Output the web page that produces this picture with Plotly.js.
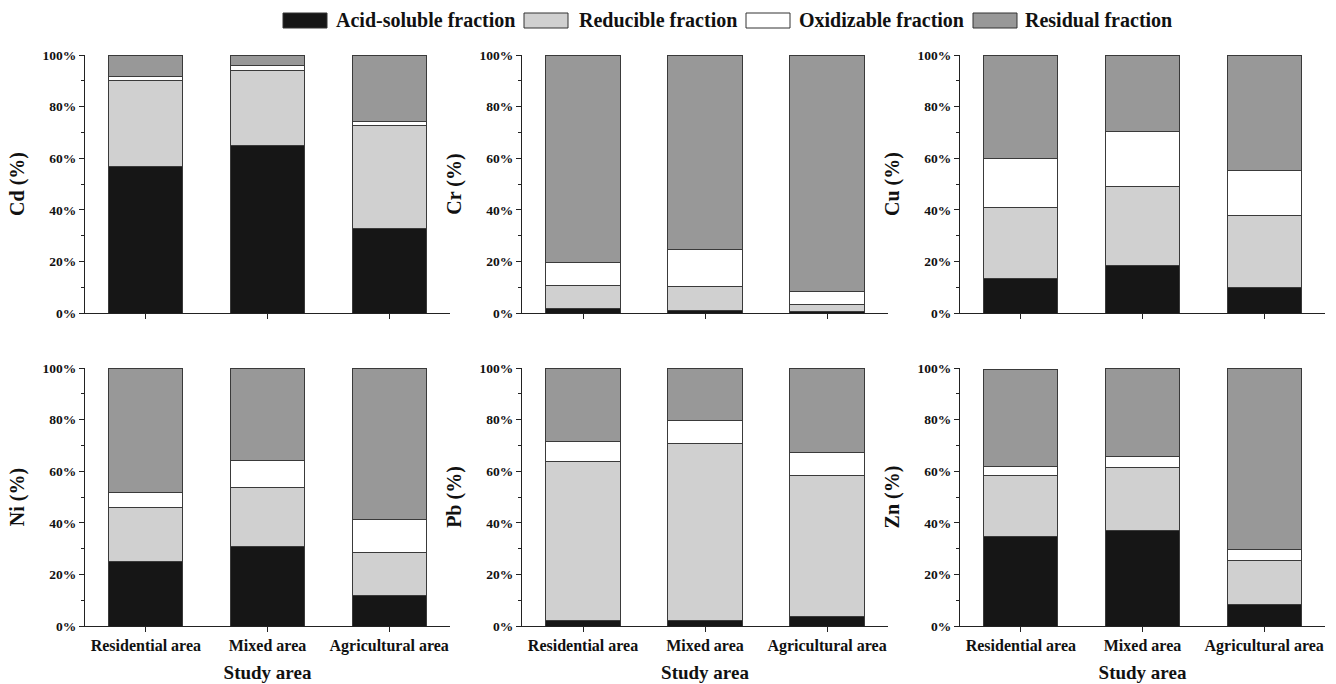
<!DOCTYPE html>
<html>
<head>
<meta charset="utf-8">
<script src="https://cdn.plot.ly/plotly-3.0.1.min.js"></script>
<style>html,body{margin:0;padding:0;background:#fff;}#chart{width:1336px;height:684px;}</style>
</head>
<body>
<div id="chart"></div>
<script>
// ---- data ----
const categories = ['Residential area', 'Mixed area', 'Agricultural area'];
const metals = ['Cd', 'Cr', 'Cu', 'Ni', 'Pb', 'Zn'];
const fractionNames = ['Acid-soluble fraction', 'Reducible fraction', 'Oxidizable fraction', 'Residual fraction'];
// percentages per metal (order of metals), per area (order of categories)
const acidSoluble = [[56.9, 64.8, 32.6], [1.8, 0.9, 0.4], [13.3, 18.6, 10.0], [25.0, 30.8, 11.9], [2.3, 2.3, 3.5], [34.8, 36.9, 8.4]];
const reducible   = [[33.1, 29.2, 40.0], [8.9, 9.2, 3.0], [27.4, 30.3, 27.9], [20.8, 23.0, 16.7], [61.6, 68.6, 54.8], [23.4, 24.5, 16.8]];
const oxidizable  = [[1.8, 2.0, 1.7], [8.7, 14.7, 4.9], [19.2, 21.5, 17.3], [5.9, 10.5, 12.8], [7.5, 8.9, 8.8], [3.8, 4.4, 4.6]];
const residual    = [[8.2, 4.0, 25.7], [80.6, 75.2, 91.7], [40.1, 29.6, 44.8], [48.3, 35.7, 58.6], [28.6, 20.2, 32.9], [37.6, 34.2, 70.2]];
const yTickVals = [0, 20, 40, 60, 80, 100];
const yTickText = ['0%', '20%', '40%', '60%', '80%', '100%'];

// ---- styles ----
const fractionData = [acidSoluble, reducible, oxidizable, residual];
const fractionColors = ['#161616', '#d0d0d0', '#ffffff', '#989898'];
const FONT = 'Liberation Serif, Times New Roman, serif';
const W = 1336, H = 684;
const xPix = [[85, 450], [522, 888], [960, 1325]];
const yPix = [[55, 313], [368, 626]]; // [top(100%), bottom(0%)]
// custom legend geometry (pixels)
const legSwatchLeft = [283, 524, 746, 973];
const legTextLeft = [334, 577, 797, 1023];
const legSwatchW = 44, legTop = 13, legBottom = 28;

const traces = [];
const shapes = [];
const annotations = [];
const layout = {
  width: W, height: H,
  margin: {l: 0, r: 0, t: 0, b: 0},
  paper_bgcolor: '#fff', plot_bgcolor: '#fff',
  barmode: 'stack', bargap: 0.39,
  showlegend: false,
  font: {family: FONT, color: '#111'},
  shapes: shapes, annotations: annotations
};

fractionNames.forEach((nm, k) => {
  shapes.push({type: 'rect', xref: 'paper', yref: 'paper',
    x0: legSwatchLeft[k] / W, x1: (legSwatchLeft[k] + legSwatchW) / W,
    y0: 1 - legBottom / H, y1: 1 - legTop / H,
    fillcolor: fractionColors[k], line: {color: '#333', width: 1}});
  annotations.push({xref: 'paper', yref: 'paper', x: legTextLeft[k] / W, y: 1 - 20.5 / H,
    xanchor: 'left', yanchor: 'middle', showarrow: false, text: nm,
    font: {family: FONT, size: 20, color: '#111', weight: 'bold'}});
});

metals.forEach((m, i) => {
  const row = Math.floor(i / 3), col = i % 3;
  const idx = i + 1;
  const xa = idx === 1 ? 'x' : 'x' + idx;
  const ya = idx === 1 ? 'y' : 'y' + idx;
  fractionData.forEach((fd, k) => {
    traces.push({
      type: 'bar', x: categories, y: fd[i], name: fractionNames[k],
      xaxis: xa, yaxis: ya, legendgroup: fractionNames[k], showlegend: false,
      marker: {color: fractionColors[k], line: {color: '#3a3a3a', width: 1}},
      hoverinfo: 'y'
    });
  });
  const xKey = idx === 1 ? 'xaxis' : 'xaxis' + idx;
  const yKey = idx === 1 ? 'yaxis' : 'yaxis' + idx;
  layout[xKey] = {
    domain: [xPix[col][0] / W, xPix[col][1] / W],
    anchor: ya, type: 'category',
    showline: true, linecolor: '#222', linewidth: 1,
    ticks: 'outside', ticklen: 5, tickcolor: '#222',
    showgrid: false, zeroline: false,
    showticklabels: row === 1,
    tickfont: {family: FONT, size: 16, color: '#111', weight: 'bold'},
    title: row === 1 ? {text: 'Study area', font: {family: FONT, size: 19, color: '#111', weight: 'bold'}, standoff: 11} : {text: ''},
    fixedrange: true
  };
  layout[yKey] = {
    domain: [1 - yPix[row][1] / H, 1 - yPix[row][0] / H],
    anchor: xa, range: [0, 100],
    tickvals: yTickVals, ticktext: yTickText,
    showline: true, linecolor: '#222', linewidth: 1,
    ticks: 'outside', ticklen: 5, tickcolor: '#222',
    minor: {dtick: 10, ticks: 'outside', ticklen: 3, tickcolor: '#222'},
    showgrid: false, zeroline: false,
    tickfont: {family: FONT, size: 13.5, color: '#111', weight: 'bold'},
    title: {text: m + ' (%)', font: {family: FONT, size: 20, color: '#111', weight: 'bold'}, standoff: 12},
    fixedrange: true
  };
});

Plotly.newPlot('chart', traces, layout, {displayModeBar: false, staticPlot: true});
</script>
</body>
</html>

* * *

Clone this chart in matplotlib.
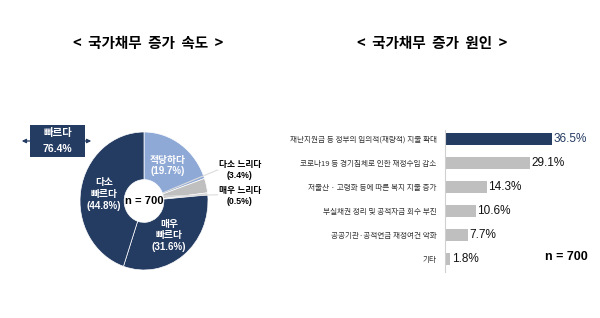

--

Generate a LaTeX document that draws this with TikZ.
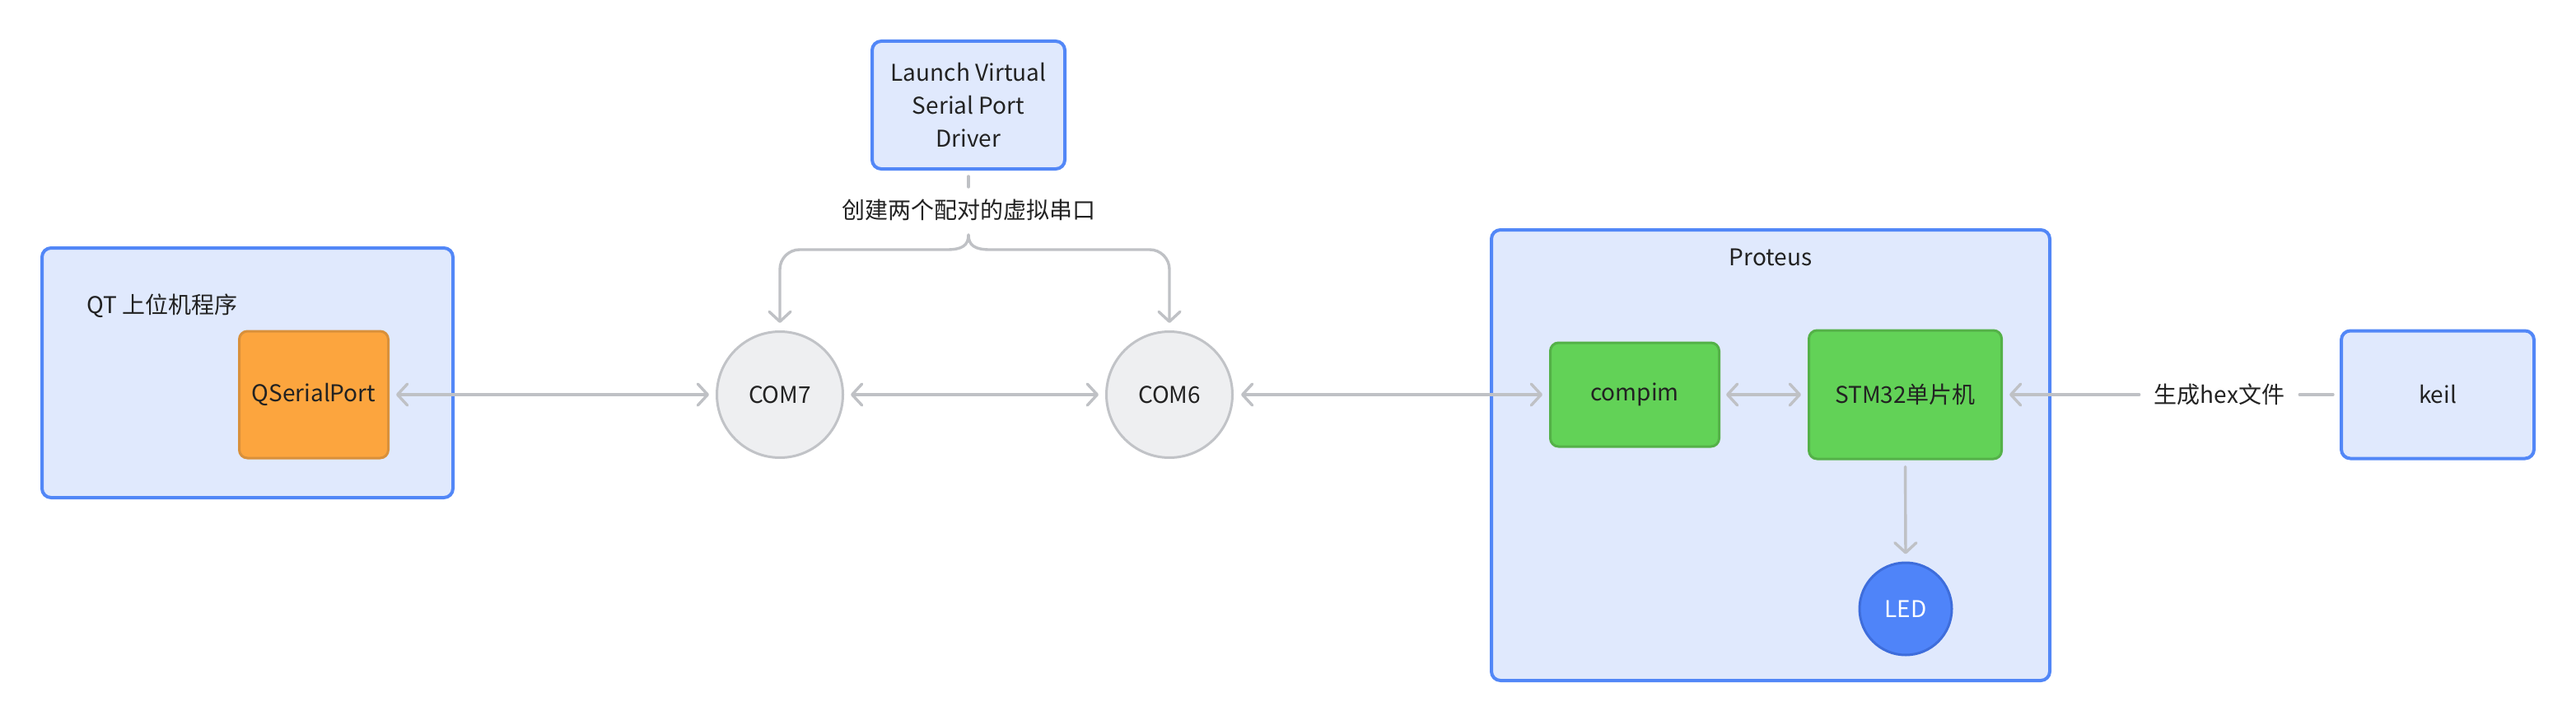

TASK TO CARRY OUT
Without any pictures, set down the lines from the one holding "Output the web" through the one holding "const yTickText = ['0%', '20%', '40%', '60%', '80%', '100%'];".

EXERCISE OUTPUT
Output the web page that produces this picture with Plotly.js.
<!DOCTYPE html>
<html>
<head>
<meta charset="utf-8">
<script src="https://cdn.plot.ly/plotly-3.0.1.min.js"></script>
<style>html,body{margin:0;padding:0;background:#fff;}#chart{width:1336px;height:684px;}</style>
</head>
<body>
<div id="chart"></div>
<script>
// ---- data ----
const categories = ['Residential area', 'Mixed area', 'Agricultural area'];
const metals = ['Cd', 'Cr', 'Cu', 'Ni', 'Pb', 'Zn'];
const fractionNames = ['Acid-soluble fraction', 'Reducible fraction', 'Oxidizable fraction', 'Residual fraction'];
// percentages per metal (order of metals), per area (order of categories)
const acidSoluble = [[56.9, 64.8, 32.6], [1.8, 0.9, 0.4], [13.3, 18.6, 10.0], [25.0, 30.8, 11.9], [2.3, 2.3, 3.5], [34.8, 36.9, 8.4]];
const reducible   = [[33.1, 29.2, 40.0], [8.9, 9.2, 3.0], [27.4, 30.3, 27.9], [20.8, 23.0, 16.7], [61.6, 68.6, 54.8], [23.4, 24.5, 16.8]];
const oxidizable  = [[1.8, 2.0, 1.7], [8.7, 14.7, 4.9], [19.2, 21.5, 17.3], [5.9, 10.5, 12.8], [7.5, 8.9, 8.8], [3.8, 4.4, 4.6]];
const residual    = [[8.2, 4.0, 25.7], [80.6, 75.2, 91.7], [40.1, 29.6, 44.8], [48.3, 35.7, 58.6], [28.6, 20.2, 32.9], [37.6, 34.2, 70.2]];
const yTickVals = [0, 20, 40, 60, 80, 100];
const yTickText = ['0%', '20%', '40%', '60%', '80%', '100%'];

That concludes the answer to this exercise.